Only you can tell if this is what you want. It doesn't look horribly broken at a glance. Try it out and see!

it's the r I want to get my hands on, not the u.

Look at the pipe composition operator

(>+>) ::
  Pipe l    a b r0 m r1 ->
  Pipe Void b c r1 m r2 ->
  Pipe l    a c r0 m r2

Here you see that not only do (a b) and (b c) connect to make (a c), but also (r0 m r1) and (r1 m r2) connect to make (r0 m r2). So r1 is the first argument's r, and the second argument's u. If you are writing a Pipe that will sit downstream of another pipe with return type x, then you can get an (Either x i) using awaitE, which will indicate whether the upstream pipe terminated or yielded.

-- Dan Burton

On Sat, Feb 13, 2016 at 1:37 AM, David Turner <dct25-561bs@mythic-beasts.com> wrote:
Thanks Dan, some useful pointers there.

Looking at the Pipes level, there's

ConduitM i o m r = forall b. (r -> Pipe i i o () m b) -> Pipe i i o () m b
                 = forall b. ContT b (Pipe i i o () m) r

(not sure if the comparison with ContT is helpful yet...)

I see what you mean about the upstream return type u always being () with ConduitM, although it's the r I want to get my hands on, not the u. I think that means a combinator like awaitE can't work in ConduitM as it can't depend on the return type of the upstream ConduitM.

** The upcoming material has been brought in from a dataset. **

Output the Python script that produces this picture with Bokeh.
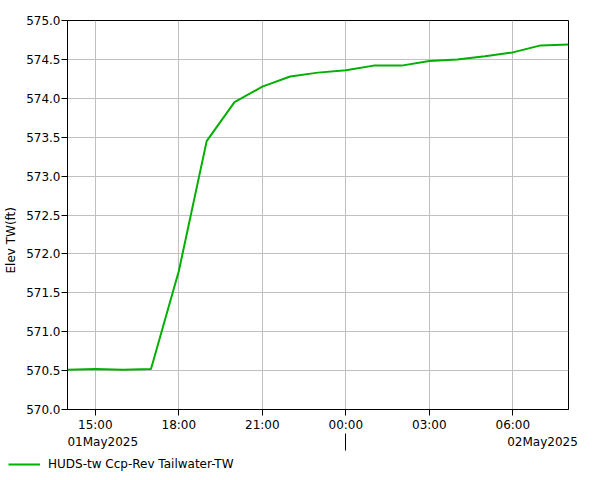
import pandas as pd
from bokeh.plotting import figure
from bokeh.layouts import column
from bokeh.models import (ColumnDataSource, DatetimeAxis, FixedTicker, DatetimeTickFormatter,
                          Range1d, Legend, LegendItem, NumeralTickFormatter, Title)
from bokeh.embed import file_html
from bokeh.resources import INLINE

# ---- data ----
times = ["2025-05-01 14:00", "2025-05-01 15:00", "2025-05-01 16:00", "2025-05-01 17:00",
         "2025-05-01 18:00", "2025-05-01 19:00", "2025-05-01 20:00", "2025-05-01 21:00",
         "2025-05-01 22:00", "2025-05-01 23:00", "2025-05-02 00:00", "2025-05-02 01:00",
         "2025-05-02 02:00", "2025-05-02 03:00", "2025-05-02 04:00", "2025-05-02 05:00",
         "2025-05-02 06:00", "2025-05-02 07:00", "2025-05-02 08:00"]
elev = [570.51, 570.52, 570.51, 570.52, 571.78, 573.45, 573.95, 574.15, 574.28, 574.33,
        574.36, 574.42, 574.42, 574.48, 574.50, 574.54, 574.59, 574.68, 574.69]
x_tick_times = ["2025-05-01 15:00", "2025-05-01 18:00", "2025-05-01 21:00", "2025-05-02 00:00",
                "2025-05-02 03:00", "2025-05-02 06:00"]
day_break = ["2025-05-02 00:00"]
day_label_times = ["2025-05-01 15:16", "2025-05-02 07:04"]
day_labels = ["01May2025", "02May2025"]
y_ticks = [570.0, 570.5, 571.0, 571.5, 572.0, 572.5, 573.0, 573.5, 574.0, 574.5, 575.0]
series_name = "HUDS-tw Ccp-Rev Tailwater-TW"
y_label = "Elev TW(ft)"

t = pd.to_datetime(times)
src = ColumnDataSource(dict(t=t, v=elev))

def ms(s):
    return pd.Timestamp(s).value / 1e6

FONT = "DejaVu Sans"
GREEN = "#00b000"

xr = Range1d(ms(times[0]), ms(times[-1]))
p = figure(width=601, height=452, frame_width=501, frame_height=389,
           x_axis_type="datetime", output_backend="svg", toolbar_location=None,
           x_range=xr, y_range=Range1d(570, 575),
           min_border_left=67, min_border_right=33, min_border_top=20, min_border_bottom=43)
p.background_fill_color = "white"
p.border_fill_color = "white"
p.outline_line_color = "black"
p.outline_line_width = 1

r = p.line("t", "v", source=src, line_color=GREEN, line_width=2)

# x axis
xa = p.xaxis[0]
xa.ticker = FixedTicker(ticks=[ms(s) for s in x_tick_times])
xa.formatter = DatetimeTickFormatter(hours="%H:%M", days="%H:%M", minutes="%H:%M")
xa.major_tick_out = 6
xa.major_tick_in = 0
xa.minor_tick_line_color = None
xa.major_label_standoff = 2
xa.major_label_text_font = FONT
xa.major_label_text_font_size = "12px"
xa.major_label_text_color = "black"
xa.axis_line_color = "black"

# y axis
ya = p.yaxis[0]
ya.ticker = FixedTicker(ticks=y_ticks)
ya.formatter = NumeralTickFormatter(format="0.0")
ya.major_tick_out = 6
ya.major_tick_in = 0
ya.minor_tick_line_color = None
ya.major_label_standoff = 1
ya.major_label_text_font = FONT
ya.major_label_text_font_size = "12px"
ya.major_label_text_color = "black"
ya.axis_line_color = "black"

for g in (p.xgrid[0], p.ygrid[0]):
    g.grid_line_color = "#c0c0c0"
    g.grid_line_width = 1
p.xgrid[0].ticker = xa.ticker
p.ygrid[0].ticker = ya.ticker

# day labels (major) + day divider (minor tick) axis
xa2 = DatetimeAxis(ticker=FixedTicker(ticks=[ms(s) for s in day_label_times],
                                      minor_ticks=[ms(s) for s in day_break]))
xa2.axis_line_color = None
xa2.major_tick_line_color = None
xa2.major_tick_in = 0
xa2.major_tick_out = 0
xa2.minor_tick_line_color = "black"
xa2.minor_tick_in = 1
xa2.minor_tick_out = 16
xa2.major_label_standoff = -16
xa2.major_label_overrides = {ms(s): lab for s, lab in zip(day_label_times, day_labels)}
xa2.major_label_text_font = FONT
xa2.major_label_text_font_size = "12px"
xa2.major_label_text_color = "black"
p.add_layout(xa2, "below")

# y label
p.add_layout(Title(text=y_label, align="left", offset=136, text_font=FONT,
                   text_font_size="12px", text_font_style="normal", text_color="black",
                   standoff=7, vertical_align="top"), "left")

# legend strip below the chart
p2 = figure(width=601, height=28, frame_width=601, frame_height=28,
            x_range=xr, y_range=Range1d(0, 1), output_backend="svg", toolbar_location=None,
            x_axis_location=None, y_axis_location=None, min_border=0)
p2.outline_line_color = None
p2.grid.visible = False
p2.background_fill_color = "white"
p2.border_fill_color = "white"
r2 = p2.line("t", "v", source=src, line_color=GREEN, line_width=2)
legend = Legend(items=[LegendItem(label=series_name, renderers=[r2])],
                location=(8, 6), orientation="horizontal",
                border_line_color=None, background_fill_alpha=0,
                padding=0, margin=0, spacing=0, glyph_width=32, glyph_height=20,
                label_height=20, label_standoff=8, label_text_font=FONT,
                label_text_font_size="12px", label_text_color="black")
p2.add_layout(legend)

layout = column(p, p2, spacing=0)
open("out.html", "w").write(file_html(layout, INLINE))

Looking at how (=$=) is defined, I tried this:

fuseEither :: Monad m => ConduitM a b m u -> ConduitM b c m d -> ConduitM a c m (Either u d)
fuseEither (ConduitM left0) (ConduitM right0) = ConduitM $ \rest ->
    let goRight final left right =
            case right of
                HaveOutput p c o  -> HaveOutput (recurse p) (c >> final) o
                NeedInput rp rc   -> goLeft rp rc final left
                Done r2           -> PipeM (final >> return (rest (Right r2)))
                PipeM mp          -> PipeM (liftM recurse mp)
                Leftover right' i -> goRight final (HaveOutput left final i) right'
          where
            recurse = goRight final left

        goLeft rp rc final left =
            case left of
                HaveOutput left' final' o -> goRight final' left' (rp o)
                NeedInput left' lc        -> NeedInput (recurse . left') (recurse . lc)
                Done r1                   -> PipeM (final >> return (rest (Left r1)))
                PipeM mp                  -> PipeM (liftM recurse mp)
                Leftover left' i          -> Leftover (recurse left') i
          where
            recurse = goLeft rp rc final
     in goRight (return ()) (left0 Done) (right0 Done)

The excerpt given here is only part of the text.